For the last 10 years, cases brought to the country’s specialist Environment Court have been able to access restorative meetings – though with no guarantee that judges will respect the outcomes when it comes to sentencing.

Presenters Penny Prescott and Wayne Marriott shared learning from a recent case where a sub-contractor had extracted gravel from a river illegally, causing fish to die. Participants in the restorative meeting included the main contractor, three Government agencies responsible for different aspects of the environment (each of whom came with prepared ‘scopes of work’ that could be part of contractor reparations) and the local indigenous people, or ‘people of the land.’

The gulf in perceptions of the parties at the meeting came through strongly in Penny and Wayne’s account. The contractor came keen to reassure that the damage could be fixed. For the people of the land the issue was not just with this incident but why such incidents kept happening and the ignorance it showed of the river course and its role in their food gathering.

The facilitators hoped that the harm caused and options for repair could be looked at in a single meeting. The people of the land were clear that redress shouldn’t be discussed in some remote meeting room but should take place on site, where people could see the damage that had happened and be helped to understand its significance.

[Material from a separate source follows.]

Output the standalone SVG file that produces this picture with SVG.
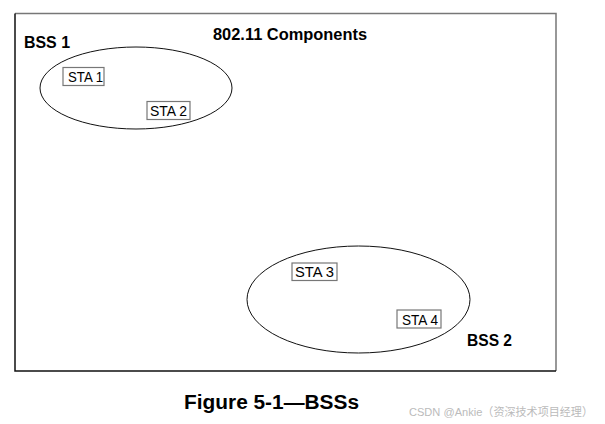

The contractor was keen to reach agreement on redress before the case went to court for sentencing. The people of the land had a different time horizon and were eager that redress should not be rushed.

Another striking feature from the case study was the effort that went in to addressing the power imbalance between meeting participants. In this case, steps included paying the people of the land for their time, avoiding a situation where they were the only people in the room not being paid for taking part.

‘Do corporations do anything different as a result?’ asked a person on the call. The answer was that by and large they do, often because they think it will affect sentencing, but that lasting change depends on the voices of the people attending the restorative meeting being involved in decisions at every level in an equitable way.